9:55 EST, 2013
I’ve written before about my
fascination with the iSpy app for the iPad. It’s a wonderful pastime for
armchair travelers.
iSpy’s a compendium of live
cameras in hundreds of places around the world. The number of places you can
learn about just by watching these live cams is amazing.
Some of the cameras are in
static installations and some scan the landscape. One of the neatest features
is that the iSpy user can control the view of a great many of these cameras.
Sitting here in my little electronic cottage in Virginia Beach, I can control
live cams in New York, Singapore, the Cayman Islands and Tasmania, just to name
a few.
The one thing you become very
conscious of as an iSpy user—and I know as I write that saying this will only make
me sound incredibly naïve—is how daylight rolls across the planet Earth. If you
have a lengthy and global list of “favorite” live cams, there are times when
some of your favorite cameras will be in daylight while others are in darkness.
Duh. On an intellectual level we
know and understand this. We learned it in school. We’ve looked at globes. We
might have even held a flashlight or lamp beside a globe to show how the
sunlight rolls across the surface of the earth as the planet turns.
Still, it’s an abstract concept
because so many of us spend so much of our time in a single time zone. Unless
you’re traveling across multiple longitudes, the realization that all of these
things are happening simultaneously just doesn’t hit you.
Yesterday morning at 9:55 a.m.
Eastern Standard Time, I found myself on hold on the telephone. While waiting
to be connected, I opened my iPad and the iSpy app. I quickly saved a bunch of
the live cam scenes. When I went back later to take a closer look at what I’d
saved, I found a fascinating array of everyday life, including:
· The wind blowing so hard in the harbor of Banff,
Scotland, that the live cam couldn’t get a sharp image to save its life.
· No shipping traffic on the St.

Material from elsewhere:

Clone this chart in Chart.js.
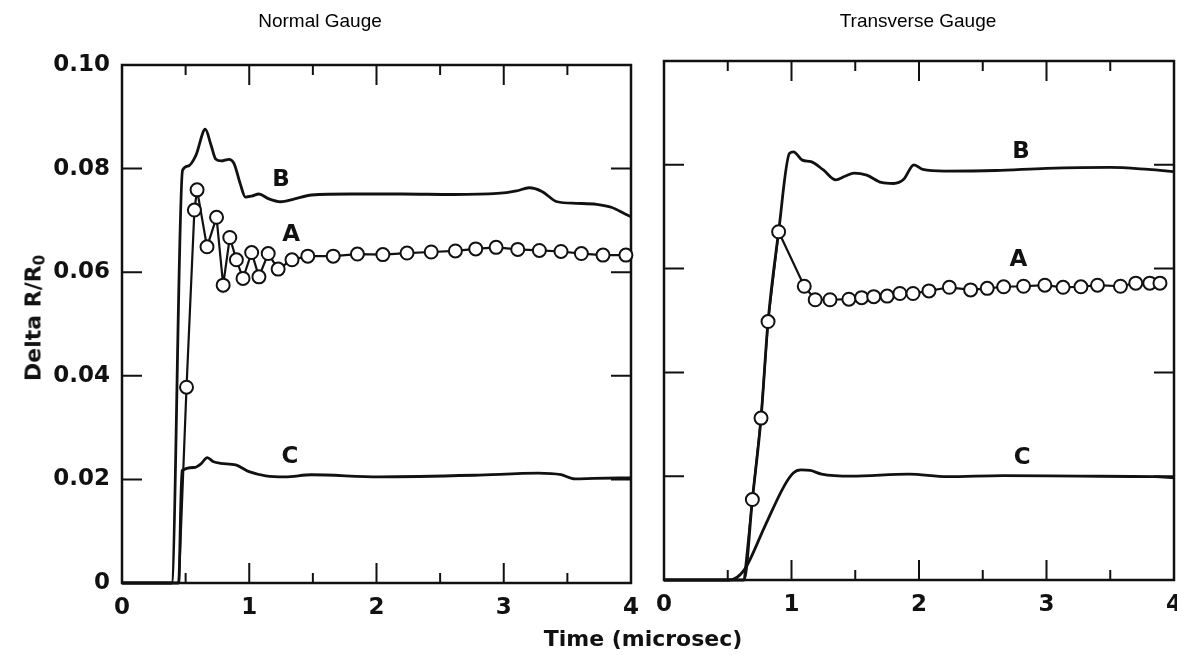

Lawrence Seaway at
Alexandria Bay, New York.
· A traffic snarl at a roundabout in the Czech
Republic.
· A sunny morning in the Boston Harbor.
· Nobody on the slopes of a ski resort in the
Italian Alps.
· A quiet border crossing in what looks like a
residential neighborhood in Hungary.
· A piece of cloth flapping in the breeze from a
chimney overlooking the Bay of Naples.
· Sailboats gliding by just outside the jetty in Tel
Aviv.
· Early commuters lined up to catch the ferry from
Bainbridge Island to Seattle.
· Hardy souls walking along the seaside promenade
in Bilthorpe, England.
· The sun just beginning to peek over the
mountains in San Ramon and Half Moon Bay, California.
All of this at the same moment, like
a little snapshot of life on earth, captured while waiting for someone to answer
the phone.
Wow--I've not seen that app--I will have to investigate it--it sounds great.